Not Quite Horror contains reviews of films not traditionally considered horror films. By analyzing them as horror films (identifying the monster, discussing the shared worry for the audience and the main characters, and understanding the depth of horror available to the viewer), who knows? There’s more than one way to watch a movie.
Observe and Report (2009)
The Monster: Ronnie (Seth Rogen) threatens everyone he comes into contact with simply by trying to be the best man he can be. Ronnie handles security for a mall plagued by both a series of thefts and a man who exposes himself to mall employees.
Ronnie does the best with what life has given him.
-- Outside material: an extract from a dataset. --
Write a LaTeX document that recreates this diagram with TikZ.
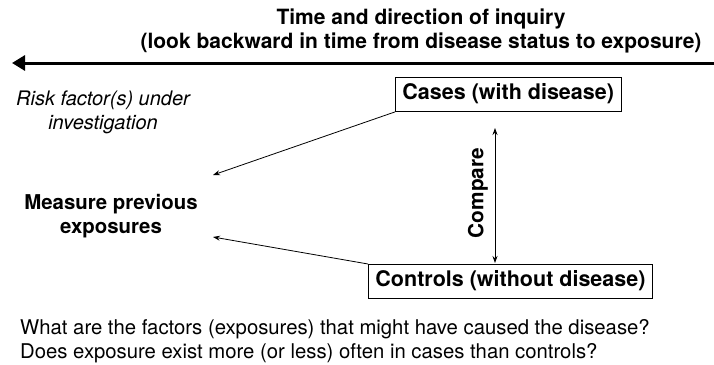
\documentclass[tikz,border=0pt]{standalone}
\usepackage{fontspec}
\setmainfont{TeX Gyre Heros}
\usetikzlibrary{arrows.meta}
\begin{document}
\begin{tikzpicture}[x=1pt,y=-1pt,
  boxnode/.style={draw,line width=0.9pt,inner xsep=7pt,inner ysep=7pt,text height=15.5pt,text depth=4.5pt,font=\fontsize{21.5}{24}\selectfont\bfseries},
  thin/.style={line width=0.8pt,-{Stealth[length=7pt,width=5pt]}},
  plain/.style={inner sep=0pt,anchor=base},
  boldtext/.style={plain,font=\fontsize{21}{24}\selectfont\bfseries},
  normtext/.style={plain,font=\fontsize{20.3}{24}\selectfont},
  ittext/.style={plain,font=\fontsize{20}{24}\selectfont\itshape}]
\useasboundingbox (0,0) rectangle (714,364);
\node[boldtext] (title1) at (421,24) {Time and direction of inquiry};
\node[boldtext] (title2) at (421,48) {(look backward in time from disease status to exposure)};
\coordinate (tr) at (714,63);
\coordinate (tl) at (12,63);
\draw[line width=3pt,-{Triangle[length=13pt,width=15pt]}] (tr) -- (tl);
\node[ittext] (risk1) at (103,105) {Risk factor(s) under};
\node[ittext] (risk2) at (103,129) {investigation};
\node[boldtext,font=\fontsize{20.4}{24}\selectfont\bfseries] (measure1) at (111,209) {Measure previous};
\node[boldtext,font=\fontsize{20.4}{24}\selectfont\bfseries] (measure2) at (111,233) {exposures};
\node[boxnode,anchor=north west] (cases) at (395,77) {Cases (with disease)};
\node[boxnode,anchor=north west] (controls) at (368,264) {Controls (without disease)};
\coordinate (m1) at (213,175);
\coordinate (m2) at (213,237);
\draw[thin] (cases.south west) -- (m1);
\draw[thin] (controls.north west) -- (m2);
\coordinate (cu) at (495,128);
\coordinate (cd) at (495,263);
\draw[line width=0.8pt,{Stealth[length=7pt,width=5pt]}-{Stealth[length=7pt,width=5pt]}] (cd) -- (cu);
\node[inner sep=0pt,rotate=90,font=\fontsize{20.8}{24}\selectfont\bfseries] (compare) at (478,193) {Compare};
\node[normtext,anchor=base west] (q1) at (20,334) {What are the factors (exposures) that might have caused the disease?};
\node[normtext,anchor=base west] (q2) at (20,358) {Does exposure exist more (or less) often in cases than controls?};
\end{tikzpicture}
\end{document}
He suffers from mental illness and has to support his dysfunctional mother instead of benefiting from her care. Co-workers and police officers prefer to insult Ronnie, until his rage grows. Even his greatest visions of heroism are filled with death and despair.
The Horror: Without proper support, Ronnie’s only options for dealing with adversity are violence and even more violence. He flattens a group of teenagers who deface his mall, then finds himself in a battle against an entire group of police officers with no way out but getting severely beaten.
The Shared Fate: Everyone gets angry, but with the right environment people identify better solutions for their problems. Ronnie is a monster because his environment failed him, and his life could have been exponentially better. Observe and Report is a comedy only because it is easier to laugh at Ronnie’s pain than it is to cry because the world is filled with Ronnies.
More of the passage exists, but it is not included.